The bane of my life was Mel Wilmore, the store manager. He was a mean son-of-a-bitch that reveled in putting people down. His style was to walk onto the sales floor, find something wrong, yell at you in front of your staff and customers and make you feel like shit. Everybody hated him. He had risen up from stock boy to manager and had a chip on his shoulder. He was tall and thin and had bad teeth. He often shouted at me for one reason or another. One evening about ten minutes before closing he came down to the furniture floor. We were in the midst of renovations and in one area some sofas had been left in disarray. He went ballistic. We all had to stay late, after the store had closed, to reorganize the area. The following morning the interior designer arrived and saw the result. He then had a fit and we were made to redo all of the previous night’s work.
Part of the responsibilities of a manager was to do sales reports. After the store advertised a sale, the managers had to send in pages of reports about goods sold. This was before computers so compiling these reports was tedious. It was even harder for me because furniture was a ‘Big Ticket Item’ so named because the sales slip was large and contained a lot of information. It also had 5 layers of carbon copies and the one left for me was the last one. It was often blurry which made the report even harder to do. My reports were always late. Even if I came to work early I never managed to finish in time. This caused me untold grief. My boss would yell at me. His boss would scream and when Wilmore heard about it my whole day was ruined. I was warned that if I didn’t get it together, I would be fired.
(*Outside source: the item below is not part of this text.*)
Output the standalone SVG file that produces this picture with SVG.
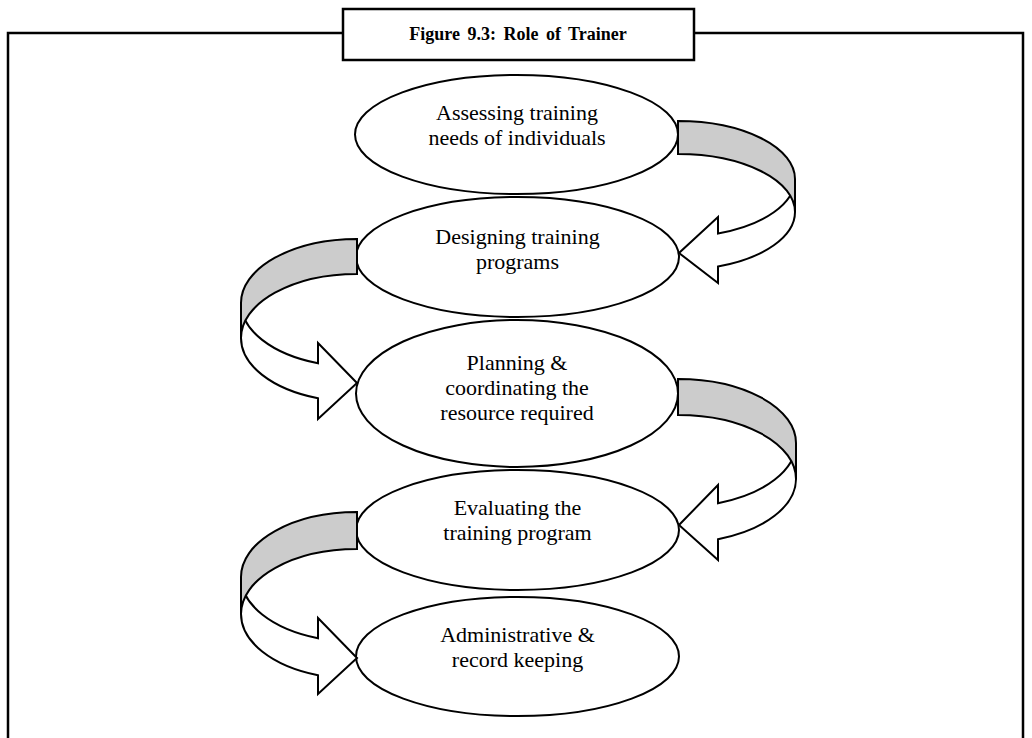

It was the Fourth of July, the biggest sale of the summer and when it was over I looked at the stack of invoices and knew I was screwed. There was no way I could get through that pile in time. I threw caution to the wind and filled in the report using guesswork alone. I completed the report and handed it in on time. I waited for the storm. Nothing happened! A few weeks later there was another sale. I filled in the report the same way and waited: again nothing, and another, and another…
A few months later all the managers were summoned to a meeting with Wilmore. He had recently been on the warpath and the rumor was that he was fuming about the sales reports. The meeting started with him calling us a lazy bunch of good-for-nothings and then he started to scream about the tardiness of sales reports. We were all atremble. He called out individual managers by their names and systematically debased them. It was getting ugly when he said, “Where is Roy Hall? Roy Hall? Stand up.” I went pale. Not only was I about to be fired, I was going to be publically disgraced and humiliated in front of my peers.
“Roy Hall runs the furniture department. He has to extract the information from Big Tickets. His reports are always on time. If he can do it, you can do it.”